For the first time, researchers have created a way to convert sunlight directly into electricity in a CO2-free manner using blue-green bacteria.
The study, published in the May 25 issue of the journal PLoS One, illustrates that electrogenic workings of cyanobacteria are an important conduit of solar energy into the biosphere, says associate professor Ilia Baskakov, PhD, of the Center for Biomedical Engineering and Technology (BioMET) at the University of Maryland, Baltimore (UMB)
Baskakov, who led the study, says that such findings could lead to ways to generate energy in a self-sustainable manner using renewable resources.
"Climate change related to global warming and the demand for energy are two of society's most pressing problems and both can be solved if new technologies are developed," says Baskakov.
The UMB researchers discovered that cyanobacteria possess a natural light-dependent electrogenic activity. The bacteria can generate and transfer high-energy electrons--generate electricity--to the external environment under illumination.
Cyanobacteria fix within themselves an estimated 25 gigatons of carbon in the form of CO2 per year and account for 20 to 30 percent of the Earth's total photosynthetic productivity.
There exists a diversity of different species of cyanobacteria all over the world, from temperate ponds to some of the most inhospitable environments imaginable such as the Sahara desert or Antarctic glaciers. Colonies of cyanobacteria can form filaments, sheets or even hollow balls.

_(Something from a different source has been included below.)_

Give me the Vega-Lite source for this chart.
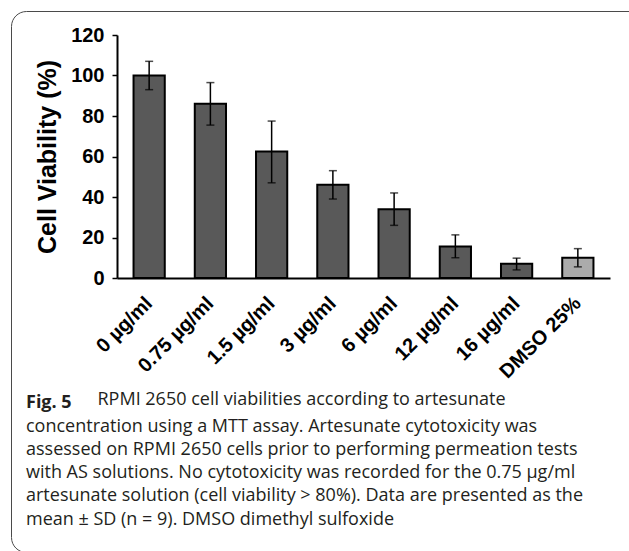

On a global scale, the amount of solar energy that is harvested by cyanobacteria exceeds more than 25 times the energy consumed by humans.
Cyanobacteria utilize the energy of sunlight to drive photosynthesis, a process where the energy of light is used to split water molecules into oxygen, protons, and electrons.
While most of the high-energy electrons derived from water are utilized by the cyanobacterial cells for their own needs, scientists at the University of Maryland BioMET laboratories found that a fraction of these electrons are donated to the external environment. To harvest those electrons from cyanobacteria, the scientists developed a photosynthetic microbial fuel cell, or PMFC, that serves as both a growth chamber for cyanobacteria and an electron harvester. Inside the transparent PMFC, the cyanobacteria grow in direct contact with a conductive surface, called the anode. When exposed to light, cyanobacteria were found to produce an electrical current, where the electrons are moving directly from the cyanobacteria to the anode.
"This study expands our knowledge about possible mechanisms for harnessing solar energy," says Baskakov. "In the future, the newly discovered physiological activity of cyanobacteria could be utilized for generating green electricity in a fully self-sustainable, CO2-free manner in the absence of any additional organic material."